Chasms in racial disparity are typical of Seattle buy busts, historically
speaking. While drug sellers are usually white, even in open-air markets,
police disproportionately bust nonwhite suspects. Katherine Beckett, a
researcher at the University of Washington, and three other researchers
concluded in a 2005 study on drug arrests in Seattle: "This
overrepresentation primarily results from law enforcement's focus on crack
users, and especially on black and Latino crack users." They added: "We find
that law enforcement's focus on crack users does not appear to be a function
of the frequency with which crack is exchanged, the concentration of crack
transactions exchanges outdoors, or other race-neutral factors." In
addition, Beckett wrote in another report called "Race and Drug Law
Enforcement in Seattle" in 2004: "By contrast, the SPD conducts very few
operations in open-air drug markets where whites, and heroin, predominate."

For this sweep, SPD captain Steve Brown said it was a way "to consider
how best to disrupt the mechanism of the market." The Seattle Times
editorial board noted: "To reduce crime and a sense of menace
downtown, busting repeat drug dealers in Pioneer Square could make a
real difference."

But it is unlikely to make any difference.
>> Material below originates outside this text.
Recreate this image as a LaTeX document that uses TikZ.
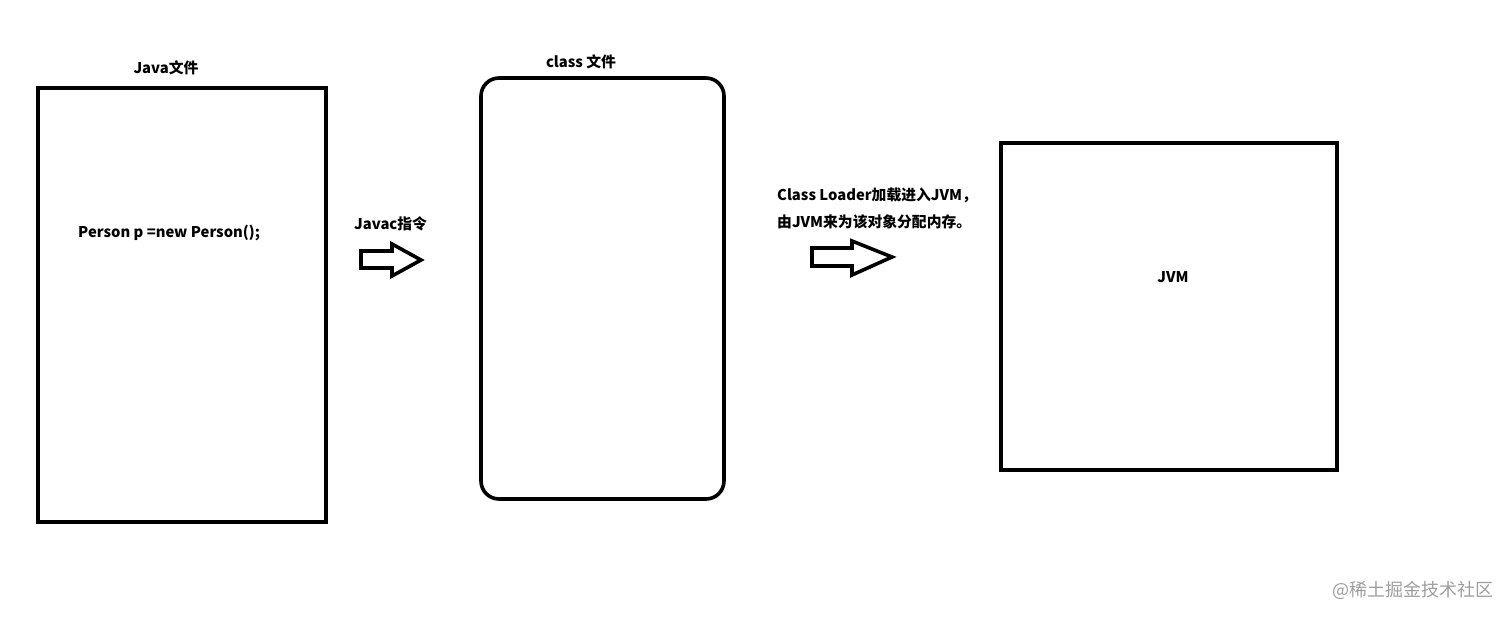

We've been through this
before-to zero effect. The SPD conducted a major drug bust in April
2009, netting 30 people. SPD declared on its website: "Belltown Drug
Ring Smashed by Seattle PD." Three weeks later, the Seattle Times
talked to a neighborhood leader who said the "regulars" were already
back.

"In the short term, I think it indicates a message to those openly
dealing that there are going to be some immediate consequences," says
Ian Goodhew, deputy chief of staff for the King County Prosecuting
Attorney's Office. "Does that mean that they won't be replaced with
others? No," he says. "They will be back."

"Typically, there is no long-term impact," says Daugaard. "The basic
law of supply and demand drives other sellers into the same territory,
which has been established as a site to purchase narcotics." The
handful of arrests, she says, "are a drop in an ocean."

ACLU of Washington drug-policy director Alison Holcomb adds, "Scooping
up street-level dealers simply creates job opportunities for younger
recruits."

There are other ways to handle open-air drug dealing, including
programs that divert arrestees to treatment, warning suspects that
they'll be arrested if they don't clean up their act, and a host of
social services. (Goodhew, in the prosecutor's office, says that the
drug--market sweeps are a piece of that puzzle.) No one realistically
expects drug busts to stop-crack is illegal, and people don't want to
live in neighborhoods overrun with crack dealers. But the Seattle
Times' coverage sounds like the deluded propaganda from the 1980s that
suggested that we could eradicate drugs through an ever-escalating
drug war.

Why does the Seattle Times routinely hail the enforcement and leave
out the rest of the story in its coverage?

"It seems obvious to me that there are other questions to be asked,
and King County is rich in expertise in this area," says Daugaard.
"One would hope that reporters would avail themselves to those resources."

Two Seattle Times editors, the reporter Sara Jean Green, the SPD, and
community groups in Pioneer Square (who had complained about the
dealers) did not respond to repeated requests for comment.